Benjamin Lawrence Reid (May 3, 1918 — November 30, 1990) was an American professor in English from the 1940s to 1980s. During his career, Reid primarily taught at Sweet Briar College from 1951 to 1957 and Mount Holyoke College from 1957 to 1983. Outside of academics, Reid wrote multiple books, and won a Pulitzer Prize and other honors.
Reid was born on May 3, 1918, in Louisville, Kentucky, and briefly lived in Texas growing up. During his childhood, Reid played baseball during his childhood and switched to basketball during his teens.[1] [2] For his post-secondary education, Reid first received a Bachelor of Arts from the University of Louisville in the 1940s. In the 1950s, Reid obtained a Master of Arts from Columbia University and a Doctor of Philosophy from the University of Virginia.[3]
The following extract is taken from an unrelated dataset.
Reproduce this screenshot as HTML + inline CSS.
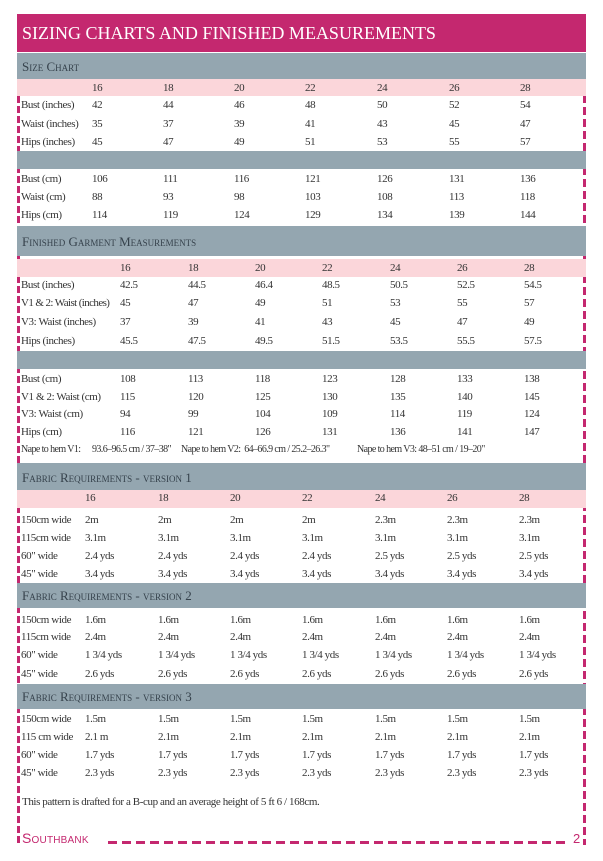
<!DOCTYPE html>
<html><head><meta charset="utf-8"><style>
*{margin:0;padding:0;box-sizing:border-box}
body{width:603px;height:861px;background:#fff;position:relative;overflow:hidden;font-family:"Liberation Serif",serif;color:#333;font-size:11px;letter-spacing:-0.4px}
.a{position:absolute}
.hd{left:17px;top:14px;width:569px;height:38px;background:#c4286f;color:#fff;font-size:18px;padding:9px 0 0 5px;letter-spacing:0}
.g{left:17px;width:569px;background:#94a6b0;color:#36424c;font-size:13px;padding-left:5px;font-variant:small-caps;letter-spacing:0;line-height:1}
.p{left:17px;width:569px;background:#fbd6da}
.r{position:absolute;left:0;width:603px;height:14px;line-height:14px}
.r span{position:absolute;white-space:nowrap}
.ld{left:17px;top:96px;width:3px;height:748px;background:repeating-linear-gradient(#c4286f 0 7px,transparent 7px 10px)}
.rd{left:583px;top:95px;width:3px;height:750px;background:repeating-linear-gradient(#c4286f 0 8px,transparent 8px 12px)}
.bd{left:108px;top:841px;width:460px;height:3px;background:repeating-linear-gradient(90deg,#c4286f 0 9px,transparent 9px 14px)}
</style></head><body>
<div class="a ld"></div><div class="a rd"></div><div class="a bd"></div>
<div class="a hd">SIZING CHARTS AND FINISHED MEASUREMENTS</div>
<div class="a g" style="top:53px;height:26px;padding-top:7px">Size Chart</div>
<div class="a p" style="top:79px;height:17px"></div>
<div class="a g" style="top:151px;height:18px"></div>
<div class="a g" style="top:226px;height:30px;padding-top:9px">Finished Garment Measurements</div>
<div class="a p" style="top:259px;height:18px"></div>
<div class="a g" style="top:351px;height:18px"></div>
<div class="a g" style="top:463px;height:27px;padding-top:8px">Fabric Requirements - version 1</div>
<div class="a p" style="top:490px;height:18px"></div>
<div class="a g" style="top:583px;height:25px;padding-top:6px">Fabric Requirements - version 2</div>
<div class="a g" style="top:684px;height:25px;padding-top:6px">Fabric Requirements - version 3</div>

<div class="r" style="top:81px"><span style="left:92px">16</span><span style="left:163px">18</span><span style="left:234px">20</span><span style="left:305px">22</span><span style="left:377px">24</span><span style="left:449px">26</span><span style="left:520px">28</span></div>
<div class="r" style="top:98px"><span style="left:21px">Bust (inches)</span><span style="left:92px">42</span><span style="left:163px">44</span><span style="left:234px">46</span><span style="left:305px">48</span><span style="left:377px">50</span><span style="left:449px">52</span><span style="left:520px">54</span></div>
<div class="r" style="top:117px"><span style="left:21px">Waist (inches)</span><span style="left:92px">35</span><span style="left:163px">37</span><span style="left:234px">39</span><span style="left:305px">41</span><span style="left:377px">43</span><span style="left:449px">45</span><span style="left:520px">47</span></div>
<div class="r" style="top:135px"><span style="left:21px">Hips (inches)</span><span style="left:92px">45</span><span style="left:163px">47</span><span style="left:234px">49</span><span style="left:305px">51</span><span style="left:377px">53</span><span style="left:449px">55</span><span style="left:520px">57</span></div>
<div class="r" style="top:172px"><span style="left:21px">Bust (cm)</span><span style="left:92px">106</span><span style="left:163px">111</span><span style="left:234px">116</span><span style="left:305px">121</span><span style="left:377px">126</span><span style="left:449px">131</span><span style="left:520px">136</span></div>
<div class="r" style="top:190px"><span style="left:21px">Waist (cm)</span><span style="left:92px">88</span><span style="left:163px">93</span><span style="left:234px">98</span><span style="left:305px">103</span><span style="left:377px">108</span><span style="left:449px">113</span><span style="left:520px">118</span></div>
<div class="r" style="top:208px"><span style="left:21px">Hips (cm)</span><span style="left:92px">114</span><span style="left:163px">119</span><span style="left:234px">124</span><span style="left:305px">129</span><span style="left:377px">134</span><span style="left:449px">139</span><span style="left:520px">144</span></div>

<div class="r" style="top:261px"><span style="left:120px">16</span><span style="left:188px">18</span><span style="left:255px">20</span><span style="left:322px">22</span><span style="left:390px">24</span><span style="left:457px">26</span><span style="left:524px">28</span></div>
<div class="r" style="top:278px"><span style="left:21px">Bust (inches)</span><span style="left:120px">42.5</span><span style="left:188px">44.5</span><span style="left:255px">46.4</span><span style="left:322px">48.5</span><span style="left:390px">50.5</span><span style="left:457px">52.5</span><span style="left:524px">54.5</span></div>
<div class="r" style="top:296px"><span style="left:21px;letter-spacing:-0.6px">V1 &amp; 2: Waist (inches)</span><span style="left:120px">45</span><span style="left:188px">47</span><span style="left:255px">49</span><span style="left:322px">51</span><span style="left:390px">53</span><span style="left:457px">55</span><span style="left:524px">57</span></div>
<div class="r" style="top:315px"><span style="left:21px">V3: Waist (inches)</span><span style="left:120px">37</span><span style="left:188px">39</span><span style="left:255px">41</span><span style="left:322px">43</span><span style="left:390px">45</span><span style="left:457px">47</span><span style="left:524px">49</span></div>
<div class="r" style="top:334px"><span style="left:21px">Hips (inches)</span><span style="left:120px">45.5</span><span style="left:188px">47.5</span><span style="left:255px">49.5</span><span style="left:322px">51.5</span><span style="left:390px">53.5</span><span style="left:457px">55.5</span><span style="left:524px">57.5</span></div>
<div class="r" style="top:372px"><span style="left:21px">Bust (cm)</span><span style="left:120px">108</span><span style="left:188px">113</span><span style="left:255px">118</span><span style="left:322px">123</span><span style="left:390px">128</span><span style="left:457px">133</span><span style="left:524px">138</span></div>
<div class="r" style="top:390px"><span style="left:21px">V1 &amp; 2: Waist (cm)</span><span style="left:120px">115</span><span style="left:188px">120</span><span style="left:255px">125</span><span style="left:322px">130</span><span style="left:390px">135</span><span style="left:457px">140</span><span style="left:524px">145</span></div>
<div class="r" style="top:407px"><span style="left:21px">V3: Waist (cm)</span><span style="left:120px">94</span><span style="left:188px">99</span><span style="left:255px">104</span><span style="left:322px">109</span><span style="left:390px">114</span><span style="left:457px">119</span><span style="left:524px">124</span></div>
<div class="r" style="top:425px"><span style="left:21px">Hips (cm)</span><span style="left:120px">116</span><span style="left:188px">121</span><span style="left:255px">126</span><span style="left:322px">131</span><span style="left:390px">136</span><span style="left:457px">141</span><span style="left:524px">147</span></div>
<div class="r" style="top:443px;font-size:10px;letter-spacing:-0.6px"><span style="left:21px">Nape to hem V1:</span><span style="left:92px">93.6–96.5 cm / 37–38"</span><span style="left:181px">Nape to hem V2:&nbsp; 64–66.9 cm / 25.2–26.3"</span><span style="left:357px">Nape to hem V3: 48–51 cm / 19–20"</span></div>

<div class="r" style="top:491px"><span style="left:85px">16</span><span style="left:158px">18</span><span style="left:230px">20</span><span style="left:302px">22</span><span style="left:375px">24</span><span style="left:447px">26</span><span style="left:519px">28</span></div>
<div class="r" style="top:513px"><span style="left:21px">150cm wide</span><span style="left:85px">2m</span><span style="left:158px">2m</span><span style="left:230px">2m</span><span style="left:302px">2m</span><span style="left:375px">2.3m</span><span style="left:447px">2.3m</span><span style="left:519px">2.3m</span></div>
<div class="r" style="top:531px"><span style="left:21px">115cm wide</span><span style="left:85px">3.1m</span><span style="left:158px">3.1m</span><span style="left:230px">3.1m</span><span style="left:302px">3.1m</span><span style="left:375px">3.1m</span><span style="left:447px">3.1m</span><span style="left:519px">3.1m</span></div>
<div class="r" style="top:549px"><span style="left:21px">60" wide</span><span style="left:85px">2.4 yds</span><span style="left:158px">2.4 yds</span><span style="left:230px">2.4 yds</span><span style="left:302px">2.4 yds</span><span style="left:375px">2.5 yds</span><span style="left:447px">2.5 yds</span><span style="left:519px">2.5 yds</span></div>
<div class="r" style="top:567px"><span style="left:21px">45" wide</span><span style="left:85px">3.4 yds</span><span style="left:158px">3.4 yds</span><span style="left:230px">3.4 yds</span><span style="left:302px">3.4 yds</span><span style="left:375px">3.4 yds</span><span style="left:447px">3.4 yds</span><span style="left:519px">3.4 yds</span></div>

<div class="r" style="top:613px"><span style="left:21px">150cm wide</span><span style="left:85px">1.6m</span><span style="left:158px">1.6m</span><span style="left:230px">1.6m</span><span style="left:302px">1.6m</span><span style="left:375px">1.6m</span><span style="left:447px">1.6m</span><span style="left:519px">1.6m</span></div>
<div class="r" style="top:630px"><span style="left:21px">115cm wide</span><span style="left:85px">2.4m</span><span style="left:158px">2.4m</span><span style="left:230px">2.4m</span><span style="left:302px">2.4m</span><span style="left:375px">2.4m</span><span style="left:447px">2.4m</span><span style="left:519px">2.4m</span></div>
<div class="r" style="top:648px"><span style="left:21px">60" wide</span><span style="left:85px">1 3/4 yds</span><span style="left:158px">1 3/4 yds</span><span style="left:230px">1 3/4 yds</span><span style="left:302px">1 3/4 yds</span><span style="left:375px">1 3/4 yds</span><span style="left:447px">1 3/4 yds</span><span style="left:519px">1 3/4 yds</span></div>
<div class="r" style="top:667px"><span style="left:21px">45" wide</span><span style="left:85px">2.6 yds</span><span style="left:158px">2.6 yds</span><span style="left:230px">2.6 yds</span><span style="left:302px">2.6 yds</span><span style="left:375px">2.6 yds</span><span style="left:447px">2.6 yds</span><span style="left:519px">2.6 yds</span></div>

<div class="r" style="top:712px"><span style="left:21px">150cm wide</span><span style="left:85px">1.5m</span><span style="left:158px">1.5m</span><span style="left:230px">1.5m</span><span style="left:302px">1.5m</span><span style="left:375px">1.5m</span><span style="left:447px">1.5m</span><span style="left:519px">1.5m</span></div>
<div class="r" style="top:730px"><span style="left:21px">115 cm wide</span><span style="left:85px">2.1 m</span><span style="left:158px">2.1m</span><span style="left:230px">2.1m</span><span style="left:302px">2.1m</span><span style="left:375px">2.1m</span><span style="left:447px">2.1m</span><span style="left:519px">2.1m</span></div>
<div class="r" style="top:748px"><span style="left:21px">60" wide</span><span style="left:85px">1.7 yds</span><span style="left:158px">1.7 yds</span><span style="left:230px">1.7 yds</span><span style="left:302px">1.7 yds</span><span style="left:375px">1.7 yds</span><span style="left:447px">1.7 yds</span><span style="left:519px">1.7 yds</span></div>
<div class="r" style="top:766px"><span style="left:21px">45" wide</span><span style="left:85px">2.3 yds</span><span style="left:158px">2.3 yds</span><span style="left:230px">2.3 yds</span><span style="left:302px">2.3 yds</span><span style="left:375px">2.3 yds</span><span style="left:447px">2.3 yds</span><span style="left:519px">2.3 yds</span></div>

<div class="r" style="top:795px"><span style="left:22px">This pattern is drafted for a B-cup and an average height of 5 ft 6 / 168cm.</span></div>
<div class="a" style="left:22px;top:830px;font-family:'Liberation Sans',sans-serif;color:#c4286f;font-size:14px;font-variant:small-caps;letter-spacing:0.2px">Southbank</div>
<div class="a" style="left:573px;top:831px;font-family:'Liberation Sans',sans-serif;color:#c4286f;font-size:13px">2</div>
</body></html>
As a conscientious objector throughout World War II, Reid was a bridge constructor and a psychiatric hospital orderly.[1] After the war, Reid started his academic tenure as an English lecturer at Iowa State College from 1946 to 1948. Upon continuing his English teaching career at Smith College from 1948 to 1951, Reid became an instructor at Sweet Briar College in 1951. At Sweet Briar, Reid remained as an instructor until he spent his last years at the college as an assistant English professor from 1956 to 1957.[4]
For the last part of his career, Reid joined Mount Holyoke College as an assistant professor in 1957. While at Mount Holyoke, he was promoted to associate professor in 1959, professor in 1963, and English professor in 1970. Reid stayed at Mount Holyoke until ending his academic career in 1983.[3] Outside of academics, Reid published his first books in the late 1950s to early 1960s using his university theses he wrote on Gertrude Stein and William Butler Yeats. He moved on to biographies about New York lawyer John Quinn in 1968 and Irish politician Roger Casement in 1976. While he wrote essays between the two biographies, his last publications were his autobiographies between 1988 and 1990.[2]
Reid won the 1969 Pulitzer Prize for Biography or Autobiography for The Man from New York: John Quinn and His Friends.[5] Years later, Reid was a finalist of the 1977 National Book Award for Biography and Autobiography for The Lives of Roger Casement.[6] In 1963, Reid received a research grant from the Fulbright Program to study at the University of London.[7] For his book on Russell, Reid was given a fellowship from the National Endowment for the Humanities in 1971.[8]
On November 30, 1990, Reid died from a heart attack and multiple strokes in South Hadley, Massachusetts.[9]